Shortages caused by the Allied naval blockade led Germany to initiate unrestricted submarine warfare in early 1917, bringing the previously neutral United States into the war on 6 April 1917. In Russia, the Bolsheviks seized power in the 1917 October Revolution and made peace in the March 1918 Treaty of Brest-Litovsk, freeing up large numbers of German troops. By transferring these to the Western Front, the German General Staff hoped to win a decisive victory before American reinforcements could impact the war, and launched the March 1918 German spring offensive. Despite initial success, it was soon halted by heavy casualties and ferocious defence; in August, the Allies launched the Hundred Days Offensive and although the German army continued to fight hard, it could no longer halt their advance.Towards the end of 1918, the Central Powers began to collapse; Bulgaria signed an Armistice on 29 September, followed by the Ottomans on 31 October, then Austria-Hungary on 3 November. Isolated, facing revolution at home and an army on the verge of mutiny, Kaiser Wilhelm abdicated on 9 November and the new German government signed the Armistice of 11 November 1918, bringing the fighting to a close.

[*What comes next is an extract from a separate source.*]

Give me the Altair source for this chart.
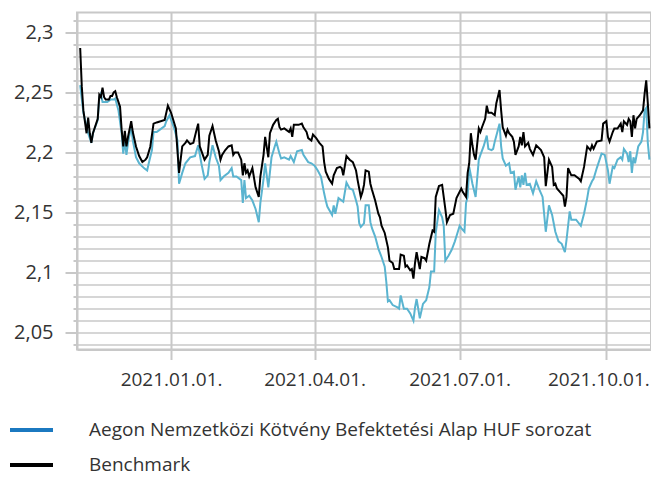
import altair as alt
import pandas as pd

START = "2020-11-03"  # day 0 of the day counts below

bench_days = [2,3,4,6,7,8,9,10,13,14,15,16,17,18,20,21,22,23,24,25,27,28,29,30,31,32,34,35,37,39,
              41,43,44,46,48,50,55,57,59,62,64,66,68,69,71,73,75,76,77,80,82,83,85,87,89,90,91,93,95,97,
              98,99,101,103,104,105,106,107,108,110,112,114,115,117,118,120,121,123,125,126,127,128,130,133,134,135,136,139,141,142,
              144,145,147,148,150,152,154,155,156,158,160,161,163,165,166,167,168,169,171,173,175,176,178,179,180,181,183,184,185,187,
              189,190,191,193,195,196,198,199,202,203,205,206,207,209,210,211,212,213,214,215,216,218,219,221,223,224,225,227,229,231,
              232,234,236,238,241,242,244,245,246,247,248,249,250,252,253,254,256,257,258,260,262,263,265,266,267,269,270,271,273,274,
              275,277,278,279,280,281,283,284,286,288,291,293,294,296,298,299,300,301,303,305,306,307,308,310,312,315,316,318,320,322,
              323,324,326,329,330,332,333,334,336,337,339,341,342,343,345,346,347,348,349,350,351,353,355,356,357,358,359]
bench_values = [2.287,2.255,2.235,2.216,2.229,2.216,2.208,2.216,2.228,2.248,2.246,2.254,2.246,2.244,2.244,2.247,2.247,2.250,2.251,2.246,
                2.238,2.219,2.205,2.218,2.205,2.213,2.226,2.217,2.205,2.197,2.192,2.194,2.196,2.205,2.224,2.225,2.227,2.239,2.233,2.220,
                2.183,2.205,2.208,2.210,2.207,2.208,2.219,2.224,2.205,2.194,2.198,2.214,2.222,2.210,2.201,2.194,2.198,2.202,2.205,2.206,
                2.198,2.200,2.200,2.194,2.181,2.191,2.183,2.185,2.180,2.187,2.171,2.163,2.180,2.198,2.213,2.196,2.216,2.223,2.227,2.228,
                2.221,2.219,2.220,2.217,2.220,2.213,2.223,2.223,2.224,2.221,2.217,2.212,2.210,2.215,2.212,2.208,2.205,2.192,2.184,2.178,
                2.174,2.181,2.187,2.188,2.187,2.181,2.189,2.197,2.194,2.192,2.185,2.177,2.163,2.167,2.173,2.185,2.184,2.174,2.169,2.160,
                2.149,2.146,2.139,2.133,2.121,2.110,2.108,2.103,2.103,2.115,2.114,2.105,2.106,2.102,2.103,2.095,2.108,2.117,2.110,2.103,
                2.113,2.112,2.110,2.124,2.135,2.134,2.163,2.172,2.173,2.153,2.142,2.148,2.149,2.162,2.170,2.167,2.163,2.183,2.191,2.216,
                2.206,2.198,2.194,2.220,2.217,2.221,2.228,2.239,2.233,2.233,2.231,2.241,2.252,2.235,2.221,2.214,2.219,2.216,2.213,2.209,
                2.198,2.205,2.213,2.206,2.217,2.205,2.208,2.203,2.198,2.206,2.202,2.196,2.172,2.194,2.188,2.173,2.174,2.170,2.167,2.164,
                2.155,2.163,2.187,2.181,2.181,2.178,2.176,2.188,2.205,2.202,2.206,2.203,2.209,2.210,2.224,2.226,2.213,2.209,2.217,2.220,
                2.220,2.224,2.217,2.226,2.223,2.228,2.226,2.213,2.231,2.220,2.228,2.231,2.235,2.249,2.260,2.241,2.220]

fund_days = [2,4,7,9,10,13,14,15,16,19,21,23,24,26,28,29,30,31,32,34,35,37,39,42,44,45,47,48,50,52,
             55,56,58,59,61,63,64,66,68,71,74,76,78,80,82,83,85,87,89,90,92,95,97,98,100,103,104,105,106,108,
             110,112,114,115,117,118,120,122,124,125,127,128,130,133,134,136,138,141,142,145,147,149,151,153,155,156,157,160,161,162,
             164,166,167,169,171,173,175,176,177,178,180,181,183,184,185,187,189,191,193,194,195,196,198,201,202,203,205,207,209,211,
             212,213,214,215,217,219,221,222,224,225,227,229,230,231,233,235,237,240,241,243,244,245,246,248,250,252,253,255,257,258,
             260,261,262,265,266,267,269,271,272,274,275,277,278,279,280,281,282,284,286,288,290,292,294,296,298,300,302,304,306,307,
             309,310,313,316,318,320,321,323,324,326,329,331,333,334,336,337,339,341,342,343,345,346,347,348,349,350,352,354,355,356,
             357,358,359]
fund_values = [2.256,2.233,2.216,2.208,2.216,2.227,2.246,2.249,2.242,2.242,2.244,2.244,2.245,2.235,2.216,2.199,2.210,2.198,2.208,2.222,
               2.210,2.196,2.191,2.187,2.185,2.191,2.202,2.217,2.217,2.219,2.222,2.226,2.231,2.227,2.220,2.210,2.174,2.183,2.191,2.196,
               2.197,2.206,2.191,2.178,2.181,2.192,2.206,2.196,2.189,2.177,2.180,2.183,2.187,2.180,2.180,2.177,2.158,2.177,2.162,2.164,
               2.160,2.153,2.142,2.158,2.178,2.191,2.171,2.196,2.205,2.209,2.199,2.195,2.196,2.194,2.197,2.192,2.201,2.202,2.198,2.192,
               2.191,2.189,2.185,2.180,2.166,2.160,2.155,2.148,2.156,2.149,2.162,2.160,2.159,2.175,2.170,2.169,2.160,2.155,2.141,2.138,
               2.141,2.156,2.156,2.142,2.137,2.130,2.120,2.113,2.105,2.092,2.076,2.077,2.073,2.071,2.070,2.081,2.070,2.070,2.066,2.060,
               2.071,2.078,2.070,2.062,2.074,2.077,2.088,2.101,2.101,2.133,2.152,2.146,2.139,2.110,2.114,2.119,2.126,2.139,2.137,2.134,
               2.158,2.163,2.188,2.174,2.163,2.194,2.198,2.205,2.214,2.203,2.202,2.203,2.209,2.224,2.205,2.195,2.189,2.191,2.183,2.184,
               2.169,2.180,2.171,2.181,2.173,2.183,2.173,2.174,2.166,2.176,2.169,2.163,2.134,2.156,2.148,2.134,2.126,2.124,2.117,2.127,
               2.151,2.144,2.144,2.139,2.149,2.162,2.170,2.176,2.178,2.187,2.199,2.198,2.185,2.174,2.188,2.187,2.194,2.196,2.194,2.203,
               2.199,2.192,2.201,2.183,2.196,2.191,2.205,2.209,2.217,2.235,2.237,2.208,2.194]

series_names = ["Aegon Nemzetközi Kötvény Befektetési Alap HUF sorozat", "Benchmark"]
line_colors = ["#5ab4d0", "#000000"]
legend_colors = ["#1b79c0", "#000000"]

y_ticks = [2.04, 2.05, 2.06, 2.07, 2.08, 2.09, 2.10, 2.11, 2.12, 2.13, 2.14, 2.15, 2.16, 2.17,
           2.18, 2.19, 2.20, 2.21, 2.22, 2.23, 2.24, 2.25, 2.26, 2.27, 2.28, 2.29, 2.30, 2.31]
y_labels = ["2.05", "2.1", "2.15", "2.2", "2.25", "2.3"]
x_ticks = ["2021-01-01", "2021-04-01", "2021-07-01", "2021-10-01"]

assert len(bench_days) == len(bench_values)
assert len(fund_days) == len(fund_values)

start = pd.Timestamp(START)
df = pd.concat([
    pd.DataFrame({"date": start + pd.to_timedelta(fund_days, unit="D"), "value": fund_values, "series": series_names[0]}),
    pd.DataFrame({"date": start + pd.to_timedelta(bench_days, unit="D"), "value": bench_values, "series": series_names[1]}),
])

major = "indexof(" + str(y_labels) + ", format(datum.value, '.2~f')) >= 0"
GRID = "#c8c8c8"
TXT = "#333333"
FONT = "Open Sans"

xvals = [alt.DateTime(year=int(d[:4]), month=int(d[5:7]), date=int(d[8:10])) for d in x_ticks]

x_enc = alt.X("date:T",
              scale=alt.Scale(domain=[alt.DateTime(year=2020, month=11, date=3),
                                      alt.DateTime(year=2021, month=10, date=29)]),
              axis=alt.Axis(values=xvals, format="%Y.%m.%d.", title=None, grid=True,
                            gridColor=GRID, gridWidth=2, tickColor=GRID, tickWidth=2, tickSize=10,
                            domainColor=GRID, domainWidth=2, labelFontSize=19, labelColor=TXT,
                            labelFont=FONT, labelPadding=11, labelOverlap=False,
                            # keep the last label inside the canvas
                            labelOffset={"condition": {"test": "month(datum.value) == 9", "value": -8},
                                         "value": 0}))
y_enc = alt.Y("value:Q",
              scale=alt.Scale(domain=[2.036, 2.3165], nice=False, zero=False),
              axis=alt.Axis(values=y_ticks, title=None, grid=True, gridColor=GRID, gridWidth=1.5,
                            labelExpr=major + " ? replace(format(datum.value, '.2~f'), '.', ',') : ''",
                            tickSize={"condition": {"test": major, "value": 12}, "value": 4},
                            tickColor=GRID, tickWidth=2, domainColor=GRID, domainWidth=2,
                            labelFontSize=20, labelColor=TXT, labelFont=FONT, labelPadding=12))

base = alt.Chart(df)

# the stroke scale lists the series in reverse order so that its legend is not merged with the colour legend
lines = base.mark_line(strokeWidth=2, clip=True).encode(
    x=x_enc, y=y_enc,
    stroke=alt.Stroke("series:N", scale=alt.Scale(domain=series_names[::-1], range=line_colors[::-1]),
                      legend=None),
)

# legend only (no marks drawn): the legend swatches use the darker legend colours
legend_layer = base.mark_line(strokeWidth=4).encode(
    x=x_enc, y=y_enc,
    color=alt.Color("series:N",
                    scale=alt.Scale(domain=series_names, range=legend_colors),
                    legend=alt.Legend(title=None, orient="none", legendX=-69, legendY=394,
                                      direction="vertical", symbolType="stroke",
                                      symbolSize=1849, symbolStrokeWidth=4, labelOffset=34,
                                      labelFontSize=19, labelColor=TXT, labelFont=FONT,
                                      labelLimit=800, rowPadding=1)),
).transform_filter("false")

chart = alt.layer(lines, legend_layer).properties(
    width=574, height=337,
    autosize=alt.AutoSizeParams(type="none"),
    padding={"left": 69, "top": 4.5, "right": 0, "bottom": 126.5},
).configure_view(stroke=GRID, strokeWidth=2)

chart.save("out.html", embed_options={"renderer": "svg", "actions": False})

The 1919 Paris Peace Conference imposed various settlements on the defeated powers, the best known being the Treaty of Versailles. The dissolution of the Russian, German, Ottoman and Austro-Hungarian empires led to numerous uprisings and the creation of independent states, including Poland, Czechoslovakia and Yugoslavia. For reasons that are still debated, failure to manage the instability that resulted from this upheaval during the interwar period ended with the outbreak of World War II in 1939.